Re: [PATCH v5 07/12] khugepaged: add mTHP support

Jann Horn <jannh@xxxxxxxxxx> · Fri, 2 May 2025 17:26:20 +0200

On Fri, May 2, 2025 at 5:19 PM David Hildenbrand <david@xxxxxxxxxx> wrote:
>
> On 02.05.25 14:50, Jann Horn wrote:
> > On Fri, May 2, 2025 at 8:29 AM David Hildenbrand <david@xxxxxxxxxx> wrote:
> >> On 02.05.25 00:29, Nico Pache wrote:
> >>> On Wed, Apr 30, 2025 at 2:53 PM Jann Horn <jannh@xxxxxxxxxx> wrote:
> >>>>
> >>>> On Mon, Apr 28, 2025 at 8:12 PM Nico Pache <npache@xxxxxxxxxx> wrote:
> >>>>> Introduce the ability for khugepaged to collapse to different mTHP sizes.
> >>>>> While scanning PMD ranges for potential collapse candidates, keep track
> >>>>> of pages in KHUGEPAGED_MIN_MTHP_ORDER chunks via a bitmap. Each bit
> >>>>> represents a utilized region of order KHUGEPAGED_MIN_MTHP_ORDER ptes.
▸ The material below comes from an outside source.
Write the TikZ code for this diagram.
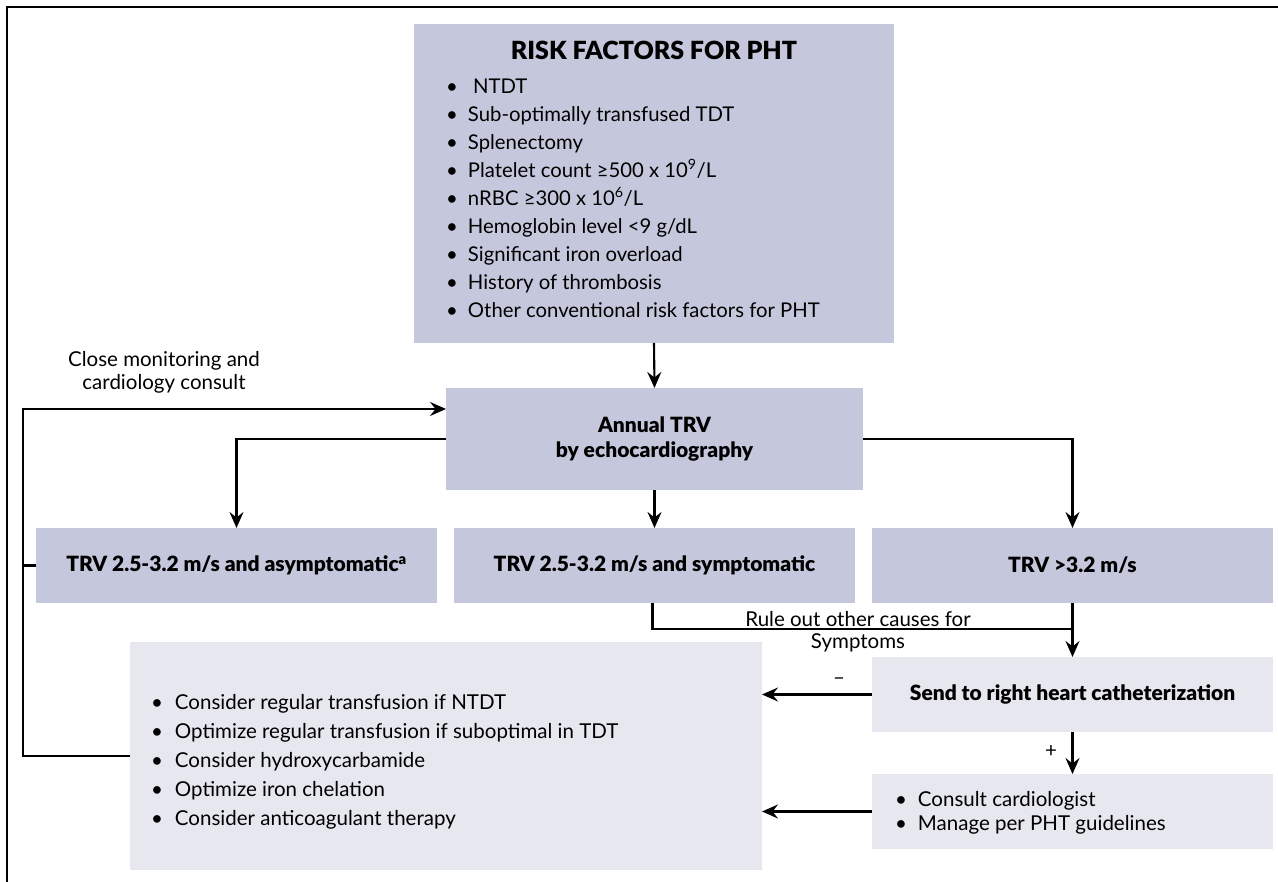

If
> >>>>> mTHPs are enabled we remove the restriction of max_ptes_none during the
> >>>>> scan phase so we dont bailout early and miss potential mTHP candidates.
> >>>>>
> >>>>> After the scan is complete we will perform binary recursion on the
> >>>>> bitmap to determine which mTHP size would be most efficient to collapse
> >>>>> to. max_ptes_none will be scaled by the attempted collapse order to
> >>>>> determine how full a THP must be to be eligible.
> >>>>>
> >>>>> If a mTHP collapse is attempted, but contains swapped out, or shared
> >>>>> pages, we dont perform the collapse.
> >>>> [...]
> >>>>> @@ -1208,11 +1211,12 @@ static int collapse_huge_page(struct mm_struct *mm, unsigned long address,
> >>>>>           vma_start_write(vma);
> >>>>>           anon_vma_lock_write(vma->anon_vma);
> >>>>>
> >>>>> -       mmu_notifier_range_init(&range, MMU_NOTIFY_CLEAR, 0, mm, address,
> >>>>> -                               address + HPAGE_PMD_SIZE);
> >>>>> +       mmu_notifier_range_init(&range, MMU_NOTIFY_CLEAR, 0, mm, _address,
> >>>>> +                               _address + (PAGE_SIZE << order));
> >>>>>           mmu_notifier_invalidate_range_start(&range);
> >>>>>
> >>>>>           pmd_ptl = pmd_lock(mm, pmd); /* probably unnecessary */
> >>>>> +
> >>>>>           /*
> >>>>>            * This removes any huge TLB entry from the CPU so we won't allow
> >>>>>            * huge and small TLB entries for the same virtual address to
> >>>>
> >>>> It's not visible in this diff, but we're about to do a
> >>>> pmdp_collapse_flush() here. pmdp_collapse_flush() tears down the
> >>>> entire page table, meaning it tears down 2MiB of address space; and it
> >>>> assumes that the entire page table exclusively corresponds to the
> >>>> current VMA.
> >>>>
> >>>> I think you'll need to ensure that the pmdp_collapse_flush() only
> >>>> happens for full-size THP, and that mTHP only tears down individual
> >>>> PTEs in the relevant range. (That code might get a bit messy, since
> >>>> the existing THP code tears down PTEs in a detached page table, while
> >>>> mTHP would have to do it in a still-attached page table.)
> >>> Hi Jann!
> >>>
> >>> I was under the impression that this is needed to prevent GUP-fast
> >>> races (and potentially others).
> >
> > Why would you need to touch the PMD entry to prevent GUP-fast races for mTHP?
> >
> >>> As you state here, conceptually the PMD case is, detach the PMD, do
> >>> the collapse, then reinstall the PMD (similarly to how the system
> >>> recovers from a failed PMD collapse). I tried to keep the current
> >>> locking behavior as it seemed the easiest way to get it right (and not
> >>> break anything). So I keep the PMD detaching and reinstalling for the
> >>> mTHP case too. As Hugh points out I am releasing the anon lock too
> >>> early. I will comment further on his response.
> >
> > As I see it, you're not "keeping" the current locking behavior; you're
> > making a big implicit locking change by reusing a codepath designed
> > for PMD THP for mTHP, where the page table may not be exclusively
> > owned by one VMA.
>
> That is not the intention. The intention in this series (at least as we
> discussed) was to not do it across VMAs; that is considered the next
> logical step (which will be especially relevant on arm64 IMHO).

Ah, so for now this is supposed to only work for PTEs which are in a
PMD which is fully covered by the VMA? So if I make a 16KiB VMA and
then try to collapse its contents to an order-2 mTHP page, that should
just not work?